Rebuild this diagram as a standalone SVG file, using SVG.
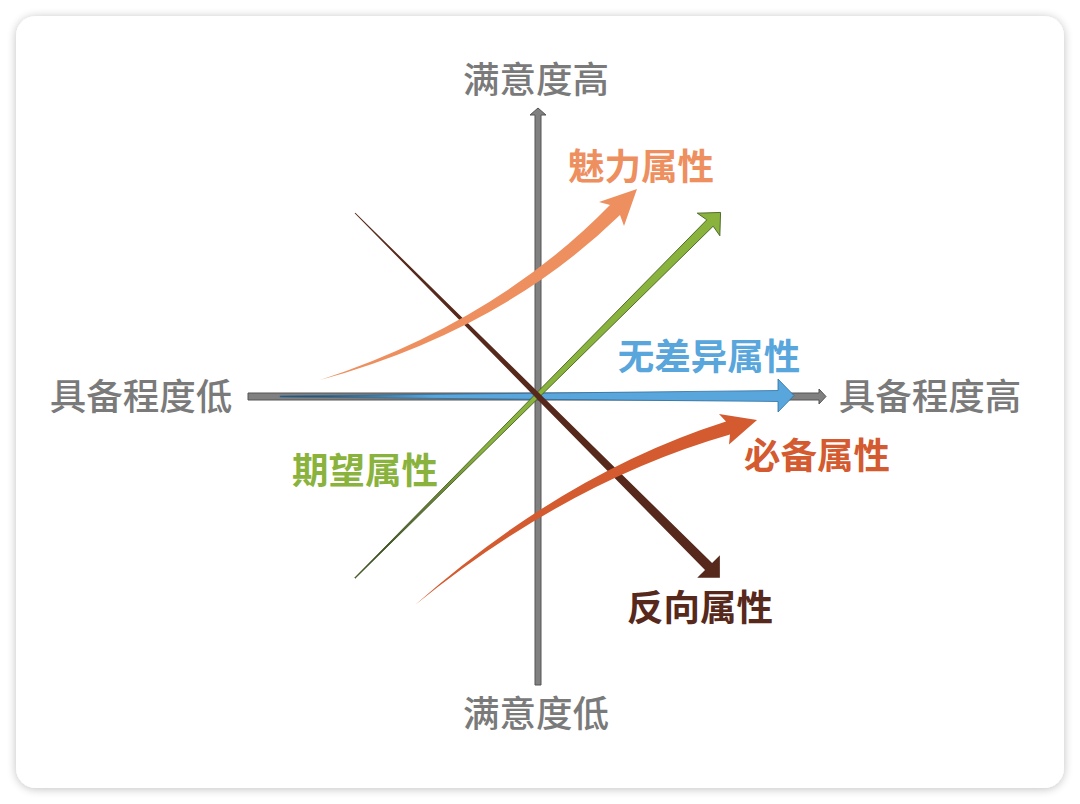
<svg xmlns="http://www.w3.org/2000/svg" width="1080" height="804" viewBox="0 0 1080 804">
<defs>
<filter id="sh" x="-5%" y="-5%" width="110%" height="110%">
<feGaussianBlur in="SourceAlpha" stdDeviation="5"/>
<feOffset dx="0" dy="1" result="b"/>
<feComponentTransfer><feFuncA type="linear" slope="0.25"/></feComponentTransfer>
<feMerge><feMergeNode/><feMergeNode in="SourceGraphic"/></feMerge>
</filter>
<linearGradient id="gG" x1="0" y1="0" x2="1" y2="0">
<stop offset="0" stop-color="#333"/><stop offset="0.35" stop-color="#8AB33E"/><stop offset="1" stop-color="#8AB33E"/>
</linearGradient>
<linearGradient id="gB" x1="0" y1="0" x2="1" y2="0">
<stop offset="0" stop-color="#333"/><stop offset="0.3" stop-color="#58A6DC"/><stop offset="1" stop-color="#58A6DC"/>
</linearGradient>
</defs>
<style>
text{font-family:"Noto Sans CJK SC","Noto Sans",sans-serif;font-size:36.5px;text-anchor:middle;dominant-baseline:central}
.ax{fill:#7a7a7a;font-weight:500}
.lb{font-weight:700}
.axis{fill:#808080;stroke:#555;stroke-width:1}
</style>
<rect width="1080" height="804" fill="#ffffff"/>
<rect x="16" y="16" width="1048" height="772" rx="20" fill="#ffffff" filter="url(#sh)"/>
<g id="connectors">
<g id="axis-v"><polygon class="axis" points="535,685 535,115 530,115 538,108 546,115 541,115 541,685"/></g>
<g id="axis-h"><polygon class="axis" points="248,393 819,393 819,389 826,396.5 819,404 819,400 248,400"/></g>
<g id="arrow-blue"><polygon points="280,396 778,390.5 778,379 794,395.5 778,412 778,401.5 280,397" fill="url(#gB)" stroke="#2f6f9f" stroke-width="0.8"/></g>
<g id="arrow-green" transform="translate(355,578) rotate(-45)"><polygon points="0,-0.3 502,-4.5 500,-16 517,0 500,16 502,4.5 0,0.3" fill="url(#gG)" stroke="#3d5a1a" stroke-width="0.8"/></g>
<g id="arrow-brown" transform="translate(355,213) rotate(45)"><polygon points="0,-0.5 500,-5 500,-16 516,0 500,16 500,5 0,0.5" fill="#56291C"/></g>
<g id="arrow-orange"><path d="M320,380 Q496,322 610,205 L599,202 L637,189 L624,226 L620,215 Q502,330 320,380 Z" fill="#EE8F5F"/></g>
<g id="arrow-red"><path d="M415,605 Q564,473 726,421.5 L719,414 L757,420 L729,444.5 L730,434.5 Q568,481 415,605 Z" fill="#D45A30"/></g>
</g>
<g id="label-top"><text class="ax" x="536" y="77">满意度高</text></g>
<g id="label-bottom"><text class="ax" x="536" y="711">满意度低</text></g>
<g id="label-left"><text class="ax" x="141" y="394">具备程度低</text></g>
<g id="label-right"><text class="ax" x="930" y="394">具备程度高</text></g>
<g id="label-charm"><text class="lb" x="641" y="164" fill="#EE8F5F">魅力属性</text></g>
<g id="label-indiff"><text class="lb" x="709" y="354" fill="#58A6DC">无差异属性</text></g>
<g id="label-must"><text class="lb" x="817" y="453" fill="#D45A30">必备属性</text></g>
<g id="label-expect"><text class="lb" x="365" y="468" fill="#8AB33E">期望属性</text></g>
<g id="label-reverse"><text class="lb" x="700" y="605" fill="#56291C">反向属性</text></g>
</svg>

§ WHAT TO DO: Leave the pictures out and output the rest of the listing exactly.

§ OUTPUT OF THE TASK:
Rebuild this diagram as a standalone SVG file, using SVG.
<svg xmlns="http://www.w3.org/2000/svg" width="1080" height="804" viewBox="0 0 1080 804">
<defs>
<filter id="sh" x="-5%" y="-5%" width="110%" height="110%">
<feGaussianBlur in="SourceAlpha" stdDeviation="5"/>
<feOffset dx="0" dy="1" result="b"/>
<feComponentTransfer><feFuncA type="linear" slope="0.25"/></feComponentTransfer>
<feMerge><feMergeNode/><feMergeNode in="SourceGraphic"/></feMerge>
</filter>
<linearGradient id="gG" x1="0" y1="0" x2="1" y2="0">
<stop offset="0" stop-color="#333"/><stop offset="0.35" stop-color="#8AB33E"/><stop offset="1" stop-color="#8AB33E"/>
</linearGradient>
<linearGradient id="gB" x1="0" y1="0" x2="1" y2="0">
<stop offset="0" stop-color="#333"/><stop offset="0.3" stop-color="#58A6DC"/><stop offset="1" stop-color="#58A6DC"/>
</linearGradient>
</defs>
<style>
text{font-family:"Noto Sans CJK SC","Noto Sans",sans-serif;font-size:36.5px;text-anchor:middle;dominant-baseline:central}
.ax{fill:#7a7a7a;font-weight:500}
.lb{font-weight:700}
.axis{fill:#808080;stroke:#555;stroke-width:1}
</style>
<rect width="1080" height="804" fill="#ffffff"/>
<rect x="16" y="16" width="1048" height="772" rx="20" fill="#ffffff" filter="url(#sh)"/>
<g id="connectors">
<g id="axis-v"><polygon class="axis" points="535,685 535,115 530,115 538,108 546,115 541,115 541,685"/></g>
<g id="axis-h"><polygon class="axis" points="248,393 819,393 819,389 826,396.5 819,404 819,400 248,400"/></g>
<g id="arrow-blue"><polygon points="280,396 778,390.5 778,379 794,395.5 778,412 778,401.5 280,397" fill="url(#gB)" stroke="#2f6f9f" stroke-width="0.8"/></g>
<g id="arrow-green" transform="translate(355,578) rotate(-45)"><polygon points="0,-0.3 502,-4.5 500,-16 517,0 500,16 502,4.5 0,0.3" fill="url(#gG)" stroke="#3d5a1a" stroke-width="0.8"/></g>
<g id="arrow-brown" transform="translate(355,213) rotate(45)"><polygon points="0,-0.5 500,-5 500,-16 516,0 500,16 500,5 0,0.5" fill="#56291C"/></g>
<g id="arrow-orange"><path d="M320,380 Q496,322 610,205 L599,202 L637,189 L624,226 L620,215 Q502,330 320,380 Z" fill="#EE8F5F"/></g>
<g id="arrow-red"><path d="M415,605 Q564,473 726,421.5 L719,414 L757,420 L729,444.5 L730,434.5 Q568,481 415,605 Z" fill="#D45A30"/></g>
</g>
<g id="label-top"><text class="ax" x="536" y="77">满意度高</text></g>
<g id="label-bottom"><text class="ax" x="536" y="711">满意度低</text></g>
<g id="label-left"><text class="ax" x="141" y="394">具备程度低</text></g>
<g id="label-right"><text class="ax" x="930" y="394">具备程度高</text></g>
<g id="label-charm"><text class="lb" x="641" y="164" fill="#EE8F5F">魅力属性</text></g>
<g id="label-indiff"><text class="lb" x="709" y="354" fill="#58A6DC">无差异属性</text></g>
<g id="label-must"><text class="lb" x="817" y="453" fill="#D45A30">必备属性</text></g>
<g id="label-expect"><text class="lb" x="365" y="468" fill="#8AB33E">期望属性</text></g>
<g id="label-reverse"><text class="lb" x="700" y="605" fill="#56291C">反向属性</text></g>
</svg>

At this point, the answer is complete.